Pakpak Bharat, MitraBhayangkara.my.id – Tim investigasi Mitra Bhayangkara berhasil membongkar praktik perambahan hutan lindung di kawasan Jalan Lintas Pakpak Bharat–Aceh. Temuan lapangan menunjukkan adanya tumpukan kayu anak lebih dari 1 ton di dasar hutan yang diduga diproduksi oleh para pembalak liar. Lebih jauh, informasi yang dihimpun dari warga dan sejumlah pemerhati lingkungan mengungkap adanya dugaan jual beli lahan hutan lindung yang dilakukan secara terselubung.
Kayu-kayu yang ditemukan tidak berbentuk gelondongan besar, melainkan ukuran kecil (kayu anak), diduga untuk mengelabui patroli aparat. Beberapa sumber menyebut para pelaku sengaja memotong pohon dalam ukuran kecil agar mudah diangkut dan tidak mencolok.
“Cara itu umum dipakai pembalak untuk menghindari deteksi drone dan pengawasan darat,” ujar salah satu aktivis lingkungan Pakpak Bharat yang enggan disebutkan namanya.
Selain penebangan, wartawan juga mendapatkan keterangan dari penduduk sekitar bahwa kawasan hutan lindung tersebut diduga telah ‘dijual’ kepada pihak tertentu untuk dijadikan kebun pribadi. Penjualan dilakukan secara gelap tanpa dokumen resmi, memanfaatkan lemahnya pengawasan.
“Sudah lama ada yang coba-coba menjual lahan hutan itu. Alasannya untuk perluasan kebun. Padahal itu jelas kawasan lindung,” ungkap seorang warga Desa Kuta Tinggi.
Tim wartawan langsung menghubungi pihak KPH XIV Dairi–Pakpak Bharat. Pihak KPH menyatakan akan menurunkan tim untuk menelusuri lokasi temuan dan menindak para pelaku.
“Kami akan cek lokasi dan koordinasi dengan kepolisian. Perambahan di kawasan lindung tidak bisa ditoleransi,” ujar salah seorang pejabat KPH XIV saat dikonfirmasi.

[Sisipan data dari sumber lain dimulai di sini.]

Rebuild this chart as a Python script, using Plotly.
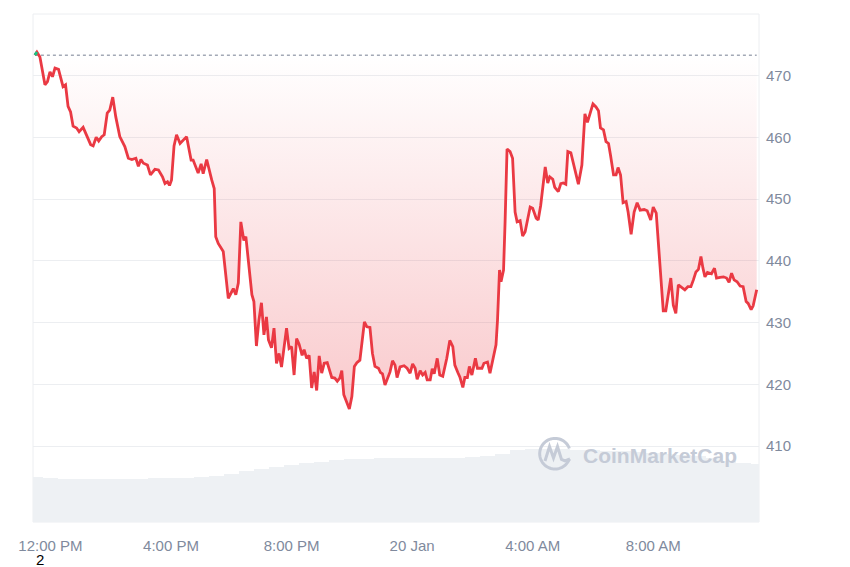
import math
import pandas as pd
import plotly.graph_objects as go

BASE = pd.Timestamp("2025-01-19 12:00")
OPEN_PRICE = 473.3

# minutes relative to 12:00 PM, 19 Jan
price_minutes = [
    -31, -27, -21, -11, -6, -1, 4, 9, 16, 25,
    30, 35, 40, 45, 52, 57, 65, 72, 80, 85,
    91, 96, 102, 107, 113, 118, 124, 130, 138, 148,
    155, 162, 170, 175, 180, 185, 193, 199, 208, 215,
    223, 228, 233, 237, 241, 246, 251, 258,
    271, 280, 284, 294, 300, 304, 311, 321, 326, 329,
    334, 344, 354, 359, 364, 369, 374, 379, 385, 389,
    395, 401, 405, 410, 415, 420, 425, 430, 434, 440,
    445, 450, 455, 460, 470, 475, 480, 485, 490, 495,
    501, 505, 510, 515, 520, 525, 530, 535, 540,
    545, 551, 560, 566, 571, 576, 580, 584, 590, 595,
    600, 605, 610, 616, 625, 630, 636, 641, 646, 653,
    657, 661, 666, 673, 676, 681, 686, 690, 696, 704,
    710, 716, 721, 726, 730, 736, 741, 746, 750, 756,
    760, 764, 770, 775, 781, 789, 795, 801, 805, 811,
    815, 821, 825, 830, 834, 839, 846, 850, 859, 863,
    870, 875, 880, 887, 890, 894, 897, 902, 905, 909,
    915, 920, 925, 929, 935, 940, 945, 955, 960, 967,
    971, 976, 985, 990, 994, 1000, 1004, 1011, 1016, 1021,
    1026, 1030, 1036, 1044, 1051, 1058, 1064, 1069, 1080, 1086,
    1091, 1095, 1101, 1106, 1111, 1115, 1121, 1126, 1130, 1135,
    1140, 1146, 1150, 1156, 1162, 1168, 1174, 1182, 1188, 1195,
    1200, 1206, 1212, 1217, 1220, 1225, 1230, 1235, 1240, 1245,
    1250, 1257, 1263, 1269, 1275, 1280, 1285, 1290, 1295, 1299,
    1303, 1308, 1316, 1322, 1326, 1333, 1340, 1346, 1351, 1356,
    1361, 1367, 1373, 1379, 1385, 1389, 1395, 1399, 1406,
]
price_values = [
    473.3, 473.8, 473.0, 468.5, 469.0, 470.6, 469.8, 471.2, 471.0, 468.2,
    468.5, 465.0, 464.1, 461.8, 461.5, 460.9, 461.6, 460.4, 458.8, 458.6,
    460.0, 459.4, 460.1, 460.4, 463.9, 464.4, 466.5, 463.3, 460.1, 458.5,
    456.6, 456.4, 456.6, 455.3, 456.4, 455.8, 455.5, 453.9, 454.8, 454.7,
    453.6, 452.5, 452.8, 452.2, 453.1, 458.6, 460.4, 459.0,
    460.1, 456.3, 456.3, 454.2, 455.7, 454.1, 456.4, 453.1, 451.7, 443.9,
    442.8, 441.5, 433.9, 434.7, 435.5, 434.5, 436.4, 446.3, 443.3, 443.9,
    438.8, 434.5, 433.4, 426.2, 430.4, 433.2, 428.0, 430.9, 427.2, 425.9,
    429.1, 423.4, 425.0, 422.8, 429.1, 425.8, 426.1, 421.5, 427.4, 426.5,
    424.7, 425.6, 424.2, 424.7, 419.4, 422.0, 419.0, 424.6, 421.8,
    423.4, 423.5, 421.1, 421.0, 420.5, 421.0, 422.2, 418.3, 416.9, 416.0,
    418.0, 422.9, 423.5, 423.9, 430.1, 429.3, 429.2, 425.0, 422.9, 422.6,
    421.9, 421.7, 419.9, 421.2, 422.0, 423.8, 423.1, 421.1, 422.8, 423.0,
    422.6, 421.8, 423.3, 422.6, 420.8, 422.2, 421.5, 421.9, 420.7, 420.7,
    422.5, 421.7, 424.2, 421.5, 421.3, 424.2, 427.1, 426.1, 423.1, 421.9,
    421.2, 419.5, 421.1, 421.1, 422.9, 421.5, 424.2, 422.6, 422.6, 423.4,
    423.6, 421.8, 423.9, 426.4, 430.4, 438.5, 436.6, 438.5, 446.1, 458.1,
    457.7, 456.6, 447.9, 446.3, 446.5, 444.0, 444.7, 448.7, 448.5, 446.9,
    446.6, 449.0, 455.2, 452.6, 453.6, 453.2, 451.9, 451.2, 452.5, 452.6,
    452.4, 457.7, 457.5, 455.0, 452.4, 455.5, 463.8, 462.4, 465.4, 464.9,
    464.3, 461.5, 461.2, 459.3, 459.0, 457.1, 453.9, 453.9, 455.1, 453.9,
    449.4, 449.6, 447.9, 444.3, 447.9, 449.4, 448.2, 448.3, 448.1, 446.6,
    448.7, 447.7, 440.9, 436.9, 431.9, 431.9, 435.0, 437.2, 432.8, 431.5,
    436.1, 435.7, 435.3, 435.8, 435.8, 436.9, 438.2, 438.6, 440.7, 438.8,
    437.4, 438.1, 437.9, 438.8, 437.2, 437.3, 437.4, 437.2, 436.5, 438.0,
    436.9, 436.6, 435.9, 435.8, 433.4, 433.1, 432.1, 432.7, 435.3,
]
assert len(price_minutes) == len(price_values), (len(price_minutes), len(price_values))

volume_minutes = list(range(-30, 1411, 30))
volume_values = [
    44.5, 43.0, 42.7, 42.7, 42.7, 42.7, 42.7, 42.8, 43.0, 43.3,
    43.8, 44.3, 45.3, 47.5, 49.8, 52.2, 54.0, 56.0, 57.8, 59.4,
    60.7, 61.8, 62.3, 62.7, 63.0, 63.0, 62.8, 63.0, 63.2, 63.7,
    64.5, 67.0, 70.5, 71.5, 72.0, 71.5, 71.0, 70.5, 70.0, 69.5,
    69.0, 68.0, 67.0, 66.0, 65.0, 63.0, 60.5, 58.5, 57.0,
]
assert len(volume_minutes) == len(volume_values)

tick_times = ["2025-01-19 12:00", "2025-01-19 16:00", "2025-01-19 20:00",
              "2025-01-20 00:00", "2025-01-20 04:00", "2025-01-20 08:00"]
tick_labels = ["12:00 PM", "4:00 PM", "8:00 PM", "20 Jan", "4:00 AM", "8:00 AM"]
price_ticks = [410, 420, 430, 440, 450, 460, 470]

RED = "#ea3943"
GREEN = "#16c784"
GRAY_TXT = "#808a9d"
FONT = "Liberation Sans, Arial, sans-serif"

t_price = [BASE + pd.Timedelta(minutes=m) for m in price_minutes]
t_vol = [BASE + pd.Timedelta(minutes=m) for m in volume_minutes]

fig = go.Figure()

# volume bars (secondary, hidden axis)
fig.add_trace(go.Bar(
    x=t_vol, y=volume_values, yaxis="y2",
    marker=dict(color="#eef1f4", line=dict(width=0)),
    width=30 * 60 * 1000, hoverinfo="skip", showlegend=False,
))

# open-price dotted reference line
fig.add_trace(go.Scatter(
    x=[t_price[0], t_price[-1]], y=[OPEN_PRICE, OPEN_PRICE],
    mode="lines", line=dict(color="#a3a9b6", width=1.5, dash="dot"),
    hoverinfo="skip", showlegend=False,
))

# price line with gradient fill towards the open line
fig.add_trace(go.Scatter(
    x=t_price, y=price_values, mode="lines",
    line=dict(color=RED, width=2.8),
    fill="tonexty",
    fillgradient=dict(
        type="vertical",
        colorscale=[[0, "rgba(234,57,67,0.27)"], [1, "rgba(234,57,67,0.0)"]],
        start=416, stop=OPEN_PRICE,
    ),
    hoverinfo="skip", showlegend=False,
))

# small green segment above the open price
fig.add_trace(go.Scatter(
    x=t_price[:2], y=price_values[:2], mode="lines",
    line=dict(color=GREEN, width=2.8),
    hoverinfo="skip", showlegend=False,
))

# The page body adds an 8px offset; figure is sized to compensate.
OFF = 8
FIG_W, FIG_H = 850 - OFF, 567 - OFF
# plot geometry in figure pixels
L, R, T, B = 33 - OFF, 759 - OFF, 14 - OFF, 522 - OFF


def px(x):
    return (x - OFF - L) / (R - L)


def py(y):
    return (B - (y - OFF)) / (B - T)


# CoinMarketCap watermark logo (page pixel coordinates)
wm = "#c5cbd7"
cx, cy, r = 555, 453.7, 15.3
pts = []
for i in range(0, 61):
    a = math.radians(20 + i * (320 / 60))
    pts.append((cx + r * math.cos(a), cy - r * math.sin(a)))
arc = "M " + " L ".join(f"{px(x):.5f},{py(y):.5f}" for x, y in pts)
m_pts = [(545, 461), (549.5, 446.5), (553.5, 458), (557.5, 446.5), (561.5, 459.5), (565, 461), (570, 459)]
mpath = "M " + " L ".join(f"{px(x):.5f},{py(y):.5f}" for x, y in m_pts)

shapes = [
    dict(type="rect", xref="paper", yref="paper", x0=0, x1=1, y0=0, y1=1,
         line=dict(color="#eceef1", width=1), layer="below"),
    dict(type="path", xref="paper", yref="paper", path=arc,
         line=dict(color=wm, width=3)),
    dict(type="path", xref="paper", yref="paper", path=mpath,
         line=dict(color=wm, width=3)),
]

annotations = [
    dict(text="<b>CoinMarketCap</b>", xref="paper", yref="paper",
         x=px(660), y=py(455), xanchor="center", yanchor="middle",
         showarrow=False, font=dict(family=FONT, size=21, color=wm)),
    dict(text="2", xref="paper", yref="paper", x=px(40), y=py(559),
         xanchor="center", yanchor="middle", showarrow=False,
         font=dict(family=FONT, size=15, color="#000000")),
]

fig.update_layout(
    width=FIG_W, height=FIG_H,
    margin=dict(l=L, r=FIG_W - R, t=T, b=FIG_H - B),
    paper_bgcolor="white", plot_bgcolor="white",
    showlegend=False,
    bargap=0,
    xaxis=dict(
        type="date",
        range=[BASE + pd.Timedelta(minutes=-34.8), BASE + pd.Timedelta(minutes=1410.6)],
        tickvals=tick_times, ticktext=tick_labels,
        showgrid=False, zeroline=False, showline=False,
        ticks="outside", ticklen=10, tickcolor="rgba(0,0,0,0)",
        tickfont=dict(family=FONT, size=15, color=GRAY_TXT),
    ),
    yaxis=dict(
        side="right", range=[397.7, 479.96],
        tickvals=price_ticks,
        showgrid=True, gridcolor="#eceef1", gridwidth=1,
        zeroline=False, showline=False,
        ticks="outside", ticklen=3, tickcolor="rgba(0,0,0,0)",
        tickfont=dict(family=FONT, size=15, color=GRAY_TXT),
    ),
    yaxis2=dict(overlaying="y", range=[0, 500], visible=False),
    shapes=shapes,
    annotations=annotations,
)

fig.write_html("out.html")
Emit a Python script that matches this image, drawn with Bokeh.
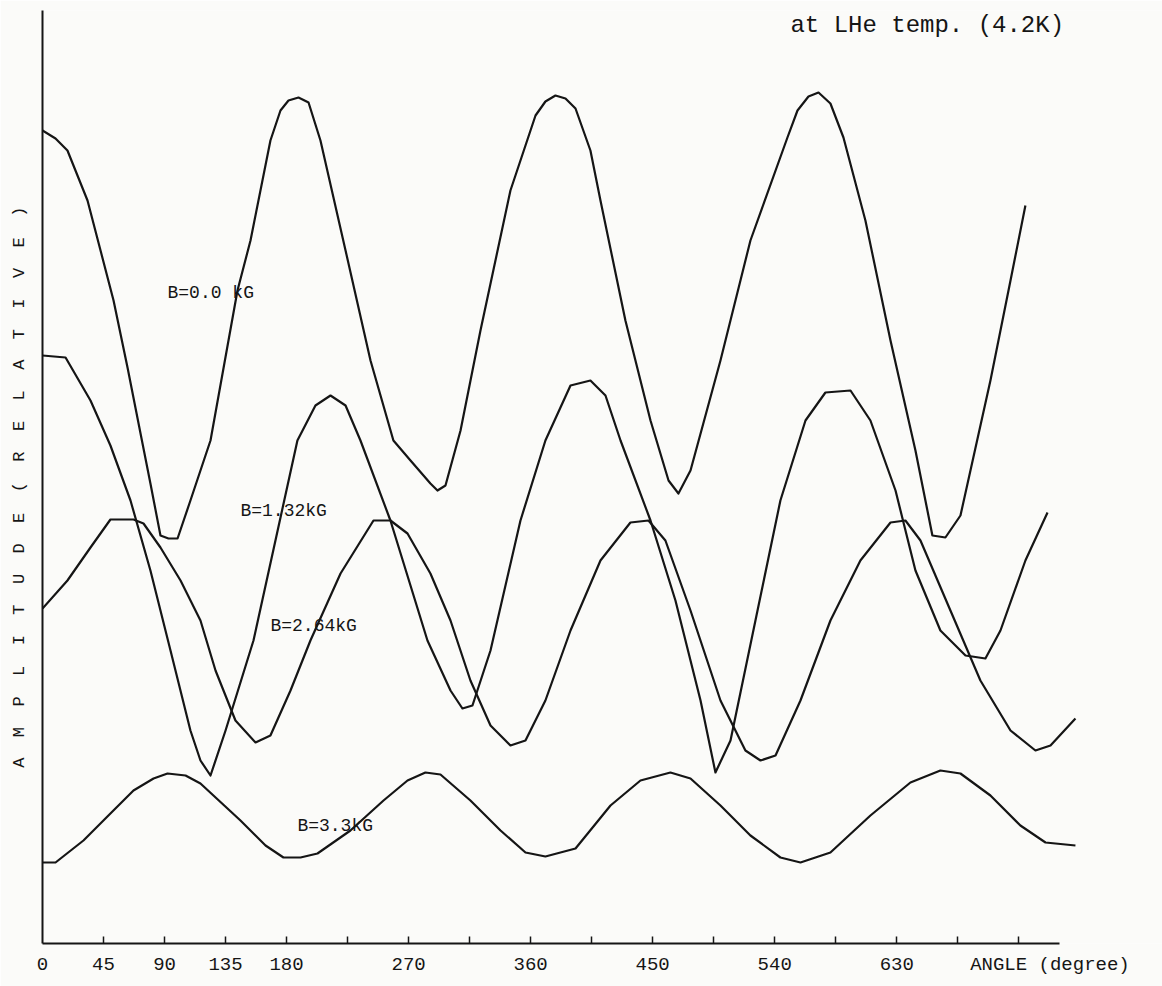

Perambahan hutan di wilayah ini berdampak langsung pada lingkungan. Menurut penuturan warga, debit air dari sumber mata air setempat terus menurun sejak dua tahun terakhir.
“Hutan itu dekat sumber air yang dipakai warga. Kalau ditebang, ya habis kita nanti,” kata seorang warga kepada wartawan, Senin (24/11/2025).
Pemerhati lingkungan juga memperingatkan bahwa kerusakan hutan lindung di Pakpak Bharat dapat memicu erosi, banjir bandang, dan kehilangan biodiversitas, mengingat kawasan tersebut merupakan habitat satwa endemik dataran tinggi.
Dari penelusuran lapangan, jejak aktivitas perambahan tampak sudah berlangsung lama:
-
terdapat bekas jalan setapak untuk mengangkut kayu,
-
adanya pondok darurat,
-
serta lubang tebangan lama yang menunjukkan pola tebang bertahap.
Sumber internal menyebut ada kemungkinan keterlibatan sindikat lokal yang bekerja sistematis.
Mengacu UU No. 18 Tahun 2013 tentang Pencegahan dan Pemberantasan Perusakan Hutan:
1. Penebangan Liar
-
Pidana penjara: 1–5 tahun
-
Denda: Rp 500 juta – Rp 2,5 miliar
2. Perkebunan Ilegal dalam Kawasan Hutan
-
Pidana penjara: 3–10 tahun
-
Denda: minimal Rp 1,5 miliar
Selain itu, aparat juga dapat menjerat pelaku dengan Pasal 55 dan 56 KUHP bila terbukti ada pihak yang turut membantu atau memfasilitasi perambahan.
Aktivis lingkungan meminta aparat tidak hanya menangkap pekerja di lapangan, tetapi juga mengusut aktor intelektual yang mengendalikan perusakan hutan lindung tersebut.
“Penebang hanyalah pekerja. Selama cukongnya tidak disentuh, perambahan tidak akan pernah berhenti,” ujar seorang sumber dari LSM kehutanan Sumatera Utara.
Kini publik menunggu langkah cepat dan tegas dari KPH XIV, kepolisian, dan pemerintah daerah untuk menghentikan perusakan hutan yang menjadi penopang sumber air dan ekosistem Pakpak Bharat.